*AIM OF THE TASK*.
Tally the lines that contain the string "page" and give the number by itself.

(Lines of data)

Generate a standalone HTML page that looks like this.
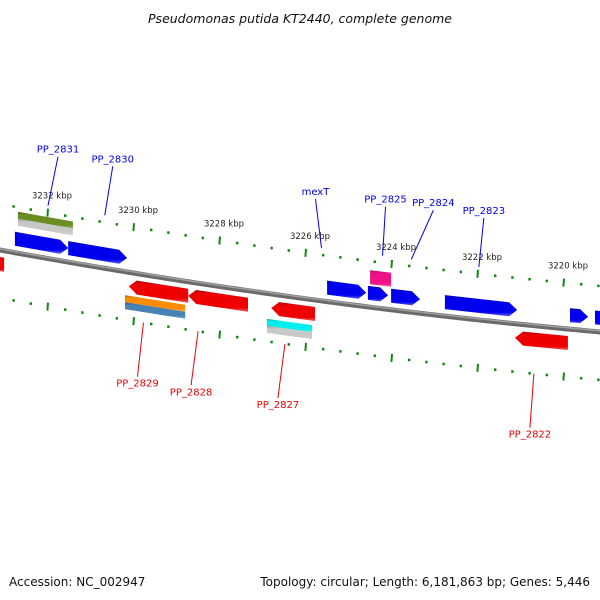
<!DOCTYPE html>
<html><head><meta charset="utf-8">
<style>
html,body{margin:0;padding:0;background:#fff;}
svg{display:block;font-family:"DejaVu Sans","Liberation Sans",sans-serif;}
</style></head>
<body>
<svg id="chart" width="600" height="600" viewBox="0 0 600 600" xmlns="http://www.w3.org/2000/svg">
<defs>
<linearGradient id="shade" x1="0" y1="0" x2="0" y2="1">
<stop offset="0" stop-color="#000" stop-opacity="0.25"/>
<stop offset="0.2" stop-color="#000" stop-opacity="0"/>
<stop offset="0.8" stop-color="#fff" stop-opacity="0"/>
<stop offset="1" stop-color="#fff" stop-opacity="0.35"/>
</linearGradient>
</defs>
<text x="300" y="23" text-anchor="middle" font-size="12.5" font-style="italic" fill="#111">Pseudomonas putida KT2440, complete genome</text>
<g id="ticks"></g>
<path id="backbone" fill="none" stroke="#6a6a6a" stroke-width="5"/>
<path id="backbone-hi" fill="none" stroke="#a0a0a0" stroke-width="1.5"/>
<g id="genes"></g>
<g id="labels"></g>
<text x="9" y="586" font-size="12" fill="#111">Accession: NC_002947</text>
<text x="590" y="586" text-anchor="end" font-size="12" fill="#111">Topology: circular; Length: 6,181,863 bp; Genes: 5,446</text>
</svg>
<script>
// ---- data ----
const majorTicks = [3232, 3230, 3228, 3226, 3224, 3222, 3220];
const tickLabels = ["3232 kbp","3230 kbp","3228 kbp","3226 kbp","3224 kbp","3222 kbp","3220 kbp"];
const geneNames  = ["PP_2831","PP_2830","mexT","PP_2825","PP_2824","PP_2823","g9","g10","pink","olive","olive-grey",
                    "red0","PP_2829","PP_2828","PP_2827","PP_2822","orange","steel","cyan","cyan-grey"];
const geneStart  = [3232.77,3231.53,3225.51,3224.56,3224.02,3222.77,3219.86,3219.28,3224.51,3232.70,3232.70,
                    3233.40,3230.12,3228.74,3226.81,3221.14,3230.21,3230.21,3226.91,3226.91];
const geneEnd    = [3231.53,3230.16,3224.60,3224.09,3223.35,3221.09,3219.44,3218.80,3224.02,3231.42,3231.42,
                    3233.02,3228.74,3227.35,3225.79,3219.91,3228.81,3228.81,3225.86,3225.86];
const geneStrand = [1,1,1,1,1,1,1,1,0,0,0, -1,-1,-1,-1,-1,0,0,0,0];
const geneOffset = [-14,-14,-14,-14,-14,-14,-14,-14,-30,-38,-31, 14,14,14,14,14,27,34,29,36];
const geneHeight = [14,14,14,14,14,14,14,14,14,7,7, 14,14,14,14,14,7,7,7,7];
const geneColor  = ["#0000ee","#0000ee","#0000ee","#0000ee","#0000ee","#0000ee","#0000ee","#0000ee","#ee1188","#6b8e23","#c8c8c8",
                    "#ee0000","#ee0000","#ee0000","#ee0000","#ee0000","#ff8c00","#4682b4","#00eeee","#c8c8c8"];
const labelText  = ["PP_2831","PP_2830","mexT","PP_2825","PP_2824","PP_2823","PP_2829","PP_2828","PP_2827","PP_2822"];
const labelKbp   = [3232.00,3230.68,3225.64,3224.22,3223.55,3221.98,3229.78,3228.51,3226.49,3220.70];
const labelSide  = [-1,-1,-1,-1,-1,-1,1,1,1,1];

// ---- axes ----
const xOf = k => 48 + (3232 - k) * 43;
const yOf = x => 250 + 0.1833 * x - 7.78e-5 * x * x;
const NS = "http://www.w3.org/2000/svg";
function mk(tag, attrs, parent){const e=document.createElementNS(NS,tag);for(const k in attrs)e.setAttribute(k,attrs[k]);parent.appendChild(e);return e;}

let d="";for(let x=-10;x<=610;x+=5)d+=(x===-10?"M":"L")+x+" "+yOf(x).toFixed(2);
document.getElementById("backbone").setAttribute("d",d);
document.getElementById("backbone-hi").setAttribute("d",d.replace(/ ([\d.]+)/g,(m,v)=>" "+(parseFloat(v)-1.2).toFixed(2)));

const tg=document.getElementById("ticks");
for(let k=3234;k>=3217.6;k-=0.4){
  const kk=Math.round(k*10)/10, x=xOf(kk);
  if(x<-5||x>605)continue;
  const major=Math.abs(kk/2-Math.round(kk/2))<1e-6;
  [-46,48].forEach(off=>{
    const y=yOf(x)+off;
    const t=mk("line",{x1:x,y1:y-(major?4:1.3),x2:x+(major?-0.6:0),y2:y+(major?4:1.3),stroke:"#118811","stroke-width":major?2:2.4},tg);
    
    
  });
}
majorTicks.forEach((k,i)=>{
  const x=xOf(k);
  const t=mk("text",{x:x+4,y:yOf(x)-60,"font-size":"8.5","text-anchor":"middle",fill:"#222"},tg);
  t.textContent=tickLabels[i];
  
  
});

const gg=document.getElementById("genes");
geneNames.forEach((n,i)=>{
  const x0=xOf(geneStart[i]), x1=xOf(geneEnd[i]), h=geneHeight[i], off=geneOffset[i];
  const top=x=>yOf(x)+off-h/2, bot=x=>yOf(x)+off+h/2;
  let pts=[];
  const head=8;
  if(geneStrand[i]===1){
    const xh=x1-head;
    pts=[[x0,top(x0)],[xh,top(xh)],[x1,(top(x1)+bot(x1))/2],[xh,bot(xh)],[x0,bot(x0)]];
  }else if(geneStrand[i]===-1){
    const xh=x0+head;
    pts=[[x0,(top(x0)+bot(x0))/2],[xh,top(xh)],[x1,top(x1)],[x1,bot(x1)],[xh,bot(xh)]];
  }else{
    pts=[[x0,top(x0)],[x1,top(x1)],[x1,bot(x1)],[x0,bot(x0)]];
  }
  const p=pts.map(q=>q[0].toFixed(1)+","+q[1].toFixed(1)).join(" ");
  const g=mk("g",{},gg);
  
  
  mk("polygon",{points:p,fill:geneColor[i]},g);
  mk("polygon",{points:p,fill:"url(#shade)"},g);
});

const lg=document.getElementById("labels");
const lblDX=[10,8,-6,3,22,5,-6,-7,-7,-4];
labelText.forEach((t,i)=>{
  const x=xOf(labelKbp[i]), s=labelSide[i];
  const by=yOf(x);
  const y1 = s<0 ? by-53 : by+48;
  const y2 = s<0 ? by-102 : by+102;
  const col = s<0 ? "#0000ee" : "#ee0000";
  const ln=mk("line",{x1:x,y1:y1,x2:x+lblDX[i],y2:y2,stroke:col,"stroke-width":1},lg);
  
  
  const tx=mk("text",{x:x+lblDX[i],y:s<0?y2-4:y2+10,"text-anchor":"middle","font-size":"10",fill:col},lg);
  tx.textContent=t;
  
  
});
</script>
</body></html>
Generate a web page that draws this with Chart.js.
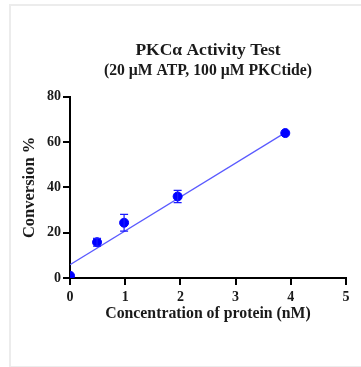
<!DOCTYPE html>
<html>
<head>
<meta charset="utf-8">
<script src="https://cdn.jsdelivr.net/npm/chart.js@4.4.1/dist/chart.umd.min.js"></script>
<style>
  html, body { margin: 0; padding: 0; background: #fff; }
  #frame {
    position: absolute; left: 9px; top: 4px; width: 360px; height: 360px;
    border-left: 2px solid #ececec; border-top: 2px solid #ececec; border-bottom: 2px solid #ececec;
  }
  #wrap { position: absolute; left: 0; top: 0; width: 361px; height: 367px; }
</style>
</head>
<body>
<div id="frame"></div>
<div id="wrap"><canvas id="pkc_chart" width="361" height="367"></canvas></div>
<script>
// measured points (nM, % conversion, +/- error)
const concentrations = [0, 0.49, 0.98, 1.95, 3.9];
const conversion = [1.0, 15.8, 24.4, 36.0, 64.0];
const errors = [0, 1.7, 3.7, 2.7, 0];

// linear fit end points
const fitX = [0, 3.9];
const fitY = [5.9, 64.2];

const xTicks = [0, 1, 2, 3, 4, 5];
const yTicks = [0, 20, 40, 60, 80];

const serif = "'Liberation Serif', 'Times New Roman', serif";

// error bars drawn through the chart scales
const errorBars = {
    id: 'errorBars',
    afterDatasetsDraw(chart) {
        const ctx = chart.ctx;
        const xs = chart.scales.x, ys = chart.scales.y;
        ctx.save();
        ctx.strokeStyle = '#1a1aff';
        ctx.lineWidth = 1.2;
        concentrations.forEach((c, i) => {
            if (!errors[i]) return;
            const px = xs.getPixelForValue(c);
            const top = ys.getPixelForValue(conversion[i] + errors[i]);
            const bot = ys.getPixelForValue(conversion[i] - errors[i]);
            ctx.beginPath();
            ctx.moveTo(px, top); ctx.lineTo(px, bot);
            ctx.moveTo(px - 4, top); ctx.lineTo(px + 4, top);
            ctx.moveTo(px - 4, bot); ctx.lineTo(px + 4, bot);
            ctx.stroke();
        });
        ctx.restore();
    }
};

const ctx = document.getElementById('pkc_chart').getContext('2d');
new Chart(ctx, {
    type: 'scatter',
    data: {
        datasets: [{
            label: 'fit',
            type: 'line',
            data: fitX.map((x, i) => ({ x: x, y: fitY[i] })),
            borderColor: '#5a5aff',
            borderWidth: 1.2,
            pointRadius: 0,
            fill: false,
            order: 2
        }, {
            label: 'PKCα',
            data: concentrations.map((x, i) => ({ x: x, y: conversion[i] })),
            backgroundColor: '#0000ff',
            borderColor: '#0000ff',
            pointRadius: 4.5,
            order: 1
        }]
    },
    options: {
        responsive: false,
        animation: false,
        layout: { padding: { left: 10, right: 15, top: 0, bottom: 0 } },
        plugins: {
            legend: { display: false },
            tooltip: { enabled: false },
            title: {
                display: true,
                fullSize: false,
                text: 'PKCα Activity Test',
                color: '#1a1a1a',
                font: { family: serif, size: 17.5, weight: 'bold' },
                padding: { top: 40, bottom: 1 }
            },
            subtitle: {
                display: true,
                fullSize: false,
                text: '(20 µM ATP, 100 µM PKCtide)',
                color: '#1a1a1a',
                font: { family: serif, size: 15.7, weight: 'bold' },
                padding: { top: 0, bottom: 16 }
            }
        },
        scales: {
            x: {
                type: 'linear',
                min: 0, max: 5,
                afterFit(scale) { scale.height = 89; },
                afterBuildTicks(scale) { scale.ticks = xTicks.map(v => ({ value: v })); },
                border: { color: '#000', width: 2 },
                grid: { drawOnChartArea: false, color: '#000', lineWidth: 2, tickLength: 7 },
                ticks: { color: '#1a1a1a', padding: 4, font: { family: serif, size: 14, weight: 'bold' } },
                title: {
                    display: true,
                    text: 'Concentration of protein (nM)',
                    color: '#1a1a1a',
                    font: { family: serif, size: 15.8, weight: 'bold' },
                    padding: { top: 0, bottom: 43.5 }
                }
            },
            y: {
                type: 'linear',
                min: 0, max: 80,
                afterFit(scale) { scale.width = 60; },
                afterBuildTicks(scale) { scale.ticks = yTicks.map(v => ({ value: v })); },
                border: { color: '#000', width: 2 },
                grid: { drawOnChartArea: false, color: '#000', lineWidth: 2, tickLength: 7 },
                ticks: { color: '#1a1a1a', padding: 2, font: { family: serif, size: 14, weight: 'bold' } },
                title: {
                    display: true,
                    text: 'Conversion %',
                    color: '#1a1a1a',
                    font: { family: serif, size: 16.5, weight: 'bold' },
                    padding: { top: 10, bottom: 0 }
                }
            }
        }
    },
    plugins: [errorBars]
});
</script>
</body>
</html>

--

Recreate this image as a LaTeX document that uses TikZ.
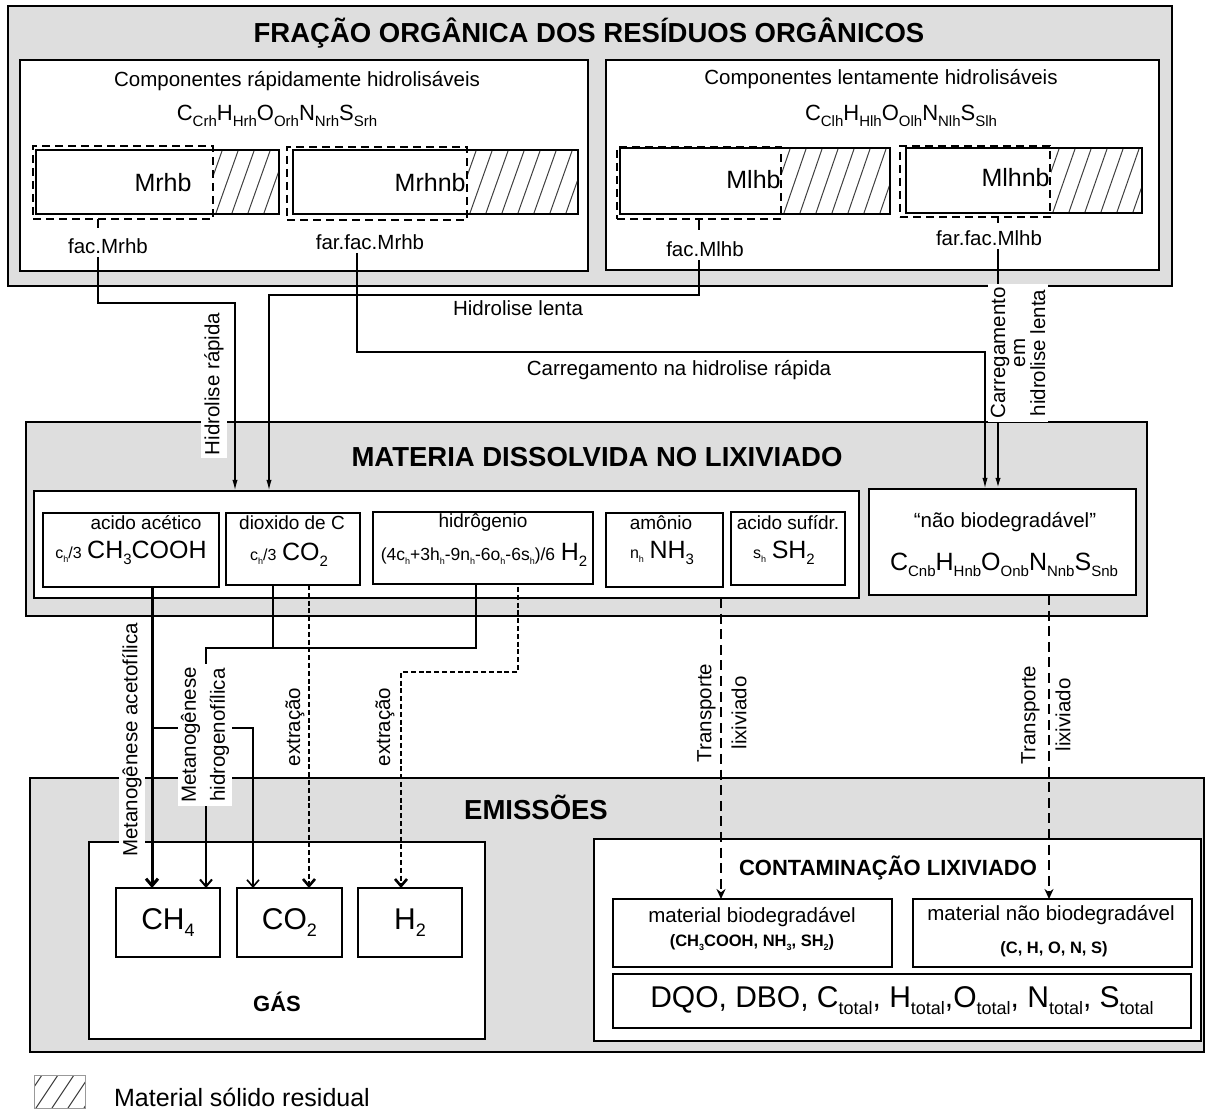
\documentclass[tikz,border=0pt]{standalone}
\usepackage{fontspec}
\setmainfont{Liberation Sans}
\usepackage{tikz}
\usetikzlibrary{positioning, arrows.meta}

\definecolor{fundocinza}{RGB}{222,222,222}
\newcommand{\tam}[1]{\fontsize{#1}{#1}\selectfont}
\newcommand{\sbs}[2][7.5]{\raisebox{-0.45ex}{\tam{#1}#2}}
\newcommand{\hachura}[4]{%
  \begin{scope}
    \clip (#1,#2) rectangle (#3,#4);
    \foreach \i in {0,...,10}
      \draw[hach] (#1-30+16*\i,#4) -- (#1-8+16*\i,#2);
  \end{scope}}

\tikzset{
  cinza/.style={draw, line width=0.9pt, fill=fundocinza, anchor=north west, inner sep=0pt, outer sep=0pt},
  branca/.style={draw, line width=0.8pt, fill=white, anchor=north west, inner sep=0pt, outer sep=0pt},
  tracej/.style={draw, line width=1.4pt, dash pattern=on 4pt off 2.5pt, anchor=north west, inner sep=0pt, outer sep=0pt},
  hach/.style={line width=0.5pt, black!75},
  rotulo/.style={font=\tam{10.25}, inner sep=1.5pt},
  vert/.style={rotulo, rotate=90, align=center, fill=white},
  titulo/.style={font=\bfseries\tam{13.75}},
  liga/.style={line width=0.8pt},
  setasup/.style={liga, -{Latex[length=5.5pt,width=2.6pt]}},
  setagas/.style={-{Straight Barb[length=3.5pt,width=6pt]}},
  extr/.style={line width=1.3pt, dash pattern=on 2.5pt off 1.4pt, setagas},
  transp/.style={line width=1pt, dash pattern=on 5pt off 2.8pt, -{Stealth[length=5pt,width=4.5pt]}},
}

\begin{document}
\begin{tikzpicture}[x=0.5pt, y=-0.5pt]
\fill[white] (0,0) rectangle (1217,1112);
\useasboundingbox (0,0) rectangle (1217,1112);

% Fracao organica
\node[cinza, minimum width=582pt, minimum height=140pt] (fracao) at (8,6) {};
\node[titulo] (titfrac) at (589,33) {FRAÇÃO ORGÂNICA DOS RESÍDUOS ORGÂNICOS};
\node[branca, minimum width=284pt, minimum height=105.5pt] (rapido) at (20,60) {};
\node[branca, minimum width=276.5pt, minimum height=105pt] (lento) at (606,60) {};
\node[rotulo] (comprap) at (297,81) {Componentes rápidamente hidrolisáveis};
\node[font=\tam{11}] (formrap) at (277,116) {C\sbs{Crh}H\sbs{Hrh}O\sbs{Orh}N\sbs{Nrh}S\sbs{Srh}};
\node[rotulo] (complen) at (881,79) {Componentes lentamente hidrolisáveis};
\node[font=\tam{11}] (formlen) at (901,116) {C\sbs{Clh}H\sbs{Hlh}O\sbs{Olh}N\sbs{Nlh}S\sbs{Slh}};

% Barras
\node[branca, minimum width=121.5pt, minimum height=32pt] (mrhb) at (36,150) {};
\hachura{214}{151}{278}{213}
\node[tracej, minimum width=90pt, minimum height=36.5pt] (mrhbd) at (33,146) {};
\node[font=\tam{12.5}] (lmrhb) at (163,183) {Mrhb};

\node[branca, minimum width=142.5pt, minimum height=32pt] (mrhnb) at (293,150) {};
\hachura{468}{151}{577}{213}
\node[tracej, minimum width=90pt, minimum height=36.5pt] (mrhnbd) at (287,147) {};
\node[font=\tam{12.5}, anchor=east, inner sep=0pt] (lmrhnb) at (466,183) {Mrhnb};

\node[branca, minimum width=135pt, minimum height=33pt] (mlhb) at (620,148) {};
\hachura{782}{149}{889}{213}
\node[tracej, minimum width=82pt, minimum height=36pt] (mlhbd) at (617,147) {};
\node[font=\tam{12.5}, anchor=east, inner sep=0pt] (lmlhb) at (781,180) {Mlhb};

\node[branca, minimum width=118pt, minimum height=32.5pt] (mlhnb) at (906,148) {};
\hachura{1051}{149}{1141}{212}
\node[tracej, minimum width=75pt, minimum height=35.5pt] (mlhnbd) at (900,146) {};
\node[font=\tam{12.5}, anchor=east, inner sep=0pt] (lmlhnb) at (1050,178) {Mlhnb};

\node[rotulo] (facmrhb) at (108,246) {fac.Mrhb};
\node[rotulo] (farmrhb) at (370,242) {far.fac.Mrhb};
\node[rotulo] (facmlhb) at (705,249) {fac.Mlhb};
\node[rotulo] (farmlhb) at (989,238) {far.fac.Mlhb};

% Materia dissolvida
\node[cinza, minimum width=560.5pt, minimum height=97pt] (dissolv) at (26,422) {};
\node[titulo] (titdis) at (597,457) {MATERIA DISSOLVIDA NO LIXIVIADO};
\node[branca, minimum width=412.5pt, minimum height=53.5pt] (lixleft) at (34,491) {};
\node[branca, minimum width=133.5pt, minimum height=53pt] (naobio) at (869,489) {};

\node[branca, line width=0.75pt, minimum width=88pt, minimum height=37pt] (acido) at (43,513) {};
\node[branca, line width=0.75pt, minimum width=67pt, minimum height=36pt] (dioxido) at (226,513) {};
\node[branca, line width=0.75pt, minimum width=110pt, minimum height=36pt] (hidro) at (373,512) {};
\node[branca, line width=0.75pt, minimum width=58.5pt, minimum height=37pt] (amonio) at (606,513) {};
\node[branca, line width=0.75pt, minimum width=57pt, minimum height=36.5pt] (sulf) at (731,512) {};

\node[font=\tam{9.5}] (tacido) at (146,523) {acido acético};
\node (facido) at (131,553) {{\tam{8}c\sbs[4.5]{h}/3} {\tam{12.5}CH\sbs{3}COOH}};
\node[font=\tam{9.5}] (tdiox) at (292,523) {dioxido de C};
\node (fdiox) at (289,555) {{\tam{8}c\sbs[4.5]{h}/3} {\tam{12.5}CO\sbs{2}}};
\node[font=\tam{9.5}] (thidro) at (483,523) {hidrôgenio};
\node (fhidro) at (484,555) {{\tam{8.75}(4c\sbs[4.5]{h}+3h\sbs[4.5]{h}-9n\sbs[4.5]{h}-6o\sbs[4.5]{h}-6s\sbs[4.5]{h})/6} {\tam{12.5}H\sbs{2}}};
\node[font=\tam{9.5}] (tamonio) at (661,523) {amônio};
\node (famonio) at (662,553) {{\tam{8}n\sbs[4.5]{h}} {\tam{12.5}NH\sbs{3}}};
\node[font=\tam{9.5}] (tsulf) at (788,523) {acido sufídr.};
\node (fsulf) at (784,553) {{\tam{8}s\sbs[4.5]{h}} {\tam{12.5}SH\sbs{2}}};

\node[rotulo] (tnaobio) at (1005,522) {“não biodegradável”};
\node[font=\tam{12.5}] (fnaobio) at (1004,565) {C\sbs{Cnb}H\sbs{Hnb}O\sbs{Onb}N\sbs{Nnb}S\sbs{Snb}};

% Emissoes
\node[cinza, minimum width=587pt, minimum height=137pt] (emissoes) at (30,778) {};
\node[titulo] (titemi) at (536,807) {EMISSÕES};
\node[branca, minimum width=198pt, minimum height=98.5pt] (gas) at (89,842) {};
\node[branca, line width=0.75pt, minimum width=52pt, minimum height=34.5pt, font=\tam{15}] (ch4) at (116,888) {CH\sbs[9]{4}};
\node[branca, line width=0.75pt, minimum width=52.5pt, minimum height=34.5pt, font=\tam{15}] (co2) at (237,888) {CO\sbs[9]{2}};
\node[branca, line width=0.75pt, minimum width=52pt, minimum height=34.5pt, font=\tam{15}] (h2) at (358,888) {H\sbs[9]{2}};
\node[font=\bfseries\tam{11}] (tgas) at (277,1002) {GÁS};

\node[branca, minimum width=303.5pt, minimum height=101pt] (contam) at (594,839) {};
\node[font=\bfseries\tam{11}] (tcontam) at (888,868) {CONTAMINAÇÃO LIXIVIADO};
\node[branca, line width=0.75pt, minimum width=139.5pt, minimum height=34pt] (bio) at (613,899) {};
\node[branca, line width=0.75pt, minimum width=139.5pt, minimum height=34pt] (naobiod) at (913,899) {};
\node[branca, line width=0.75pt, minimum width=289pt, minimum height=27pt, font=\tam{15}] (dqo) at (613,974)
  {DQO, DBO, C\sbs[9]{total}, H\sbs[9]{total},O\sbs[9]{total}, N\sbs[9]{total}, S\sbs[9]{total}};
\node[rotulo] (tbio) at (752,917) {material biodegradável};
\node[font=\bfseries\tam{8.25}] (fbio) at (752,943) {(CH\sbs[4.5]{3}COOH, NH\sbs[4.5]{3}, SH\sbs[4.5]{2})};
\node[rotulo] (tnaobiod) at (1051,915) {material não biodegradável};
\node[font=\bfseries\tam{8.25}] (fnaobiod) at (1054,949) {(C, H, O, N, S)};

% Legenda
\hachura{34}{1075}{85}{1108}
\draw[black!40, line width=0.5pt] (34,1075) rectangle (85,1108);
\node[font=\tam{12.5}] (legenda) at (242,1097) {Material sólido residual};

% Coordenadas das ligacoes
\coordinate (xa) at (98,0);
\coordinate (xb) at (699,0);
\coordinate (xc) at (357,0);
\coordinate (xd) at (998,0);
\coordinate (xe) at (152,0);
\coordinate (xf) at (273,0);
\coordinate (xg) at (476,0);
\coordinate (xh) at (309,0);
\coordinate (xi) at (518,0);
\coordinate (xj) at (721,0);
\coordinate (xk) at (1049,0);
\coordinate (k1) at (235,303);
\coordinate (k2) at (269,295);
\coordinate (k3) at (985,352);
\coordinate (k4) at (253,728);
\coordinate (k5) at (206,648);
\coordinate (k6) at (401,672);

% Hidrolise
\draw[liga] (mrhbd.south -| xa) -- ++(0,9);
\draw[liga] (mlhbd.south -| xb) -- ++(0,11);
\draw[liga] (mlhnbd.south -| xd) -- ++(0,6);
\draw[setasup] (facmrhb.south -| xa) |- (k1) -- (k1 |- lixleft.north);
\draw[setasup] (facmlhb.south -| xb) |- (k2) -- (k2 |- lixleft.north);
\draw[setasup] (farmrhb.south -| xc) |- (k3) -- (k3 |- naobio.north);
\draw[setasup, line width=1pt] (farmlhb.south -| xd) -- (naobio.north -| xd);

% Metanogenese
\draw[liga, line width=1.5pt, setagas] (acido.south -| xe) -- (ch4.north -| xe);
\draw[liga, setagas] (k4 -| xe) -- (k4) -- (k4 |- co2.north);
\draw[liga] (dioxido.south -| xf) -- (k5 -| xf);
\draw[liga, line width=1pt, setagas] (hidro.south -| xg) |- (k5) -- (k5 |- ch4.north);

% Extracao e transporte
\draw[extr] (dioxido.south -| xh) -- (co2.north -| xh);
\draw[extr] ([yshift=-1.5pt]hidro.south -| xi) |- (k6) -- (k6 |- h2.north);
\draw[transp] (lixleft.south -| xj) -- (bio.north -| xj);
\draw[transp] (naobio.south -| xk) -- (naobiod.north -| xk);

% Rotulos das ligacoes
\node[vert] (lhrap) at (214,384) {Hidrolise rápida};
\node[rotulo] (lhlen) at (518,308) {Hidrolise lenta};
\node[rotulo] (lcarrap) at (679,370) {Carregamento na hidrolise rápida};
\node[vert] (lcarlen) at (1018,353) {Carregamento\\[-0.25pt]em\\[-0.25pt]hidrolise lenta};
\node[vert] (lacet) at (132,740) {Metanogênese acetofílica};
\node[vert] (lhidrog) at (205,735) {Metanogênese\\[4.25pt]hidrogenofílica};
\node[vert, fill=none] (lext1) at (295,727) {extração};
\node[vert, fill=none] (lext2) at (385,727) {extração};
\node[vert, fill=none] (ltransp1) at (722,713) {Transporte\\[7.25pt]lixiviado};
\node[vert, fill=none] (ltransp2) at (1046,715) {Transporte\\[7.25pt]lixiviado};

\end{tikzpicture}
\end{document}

*OUTPUT FOR THIS EXERCISE*.
2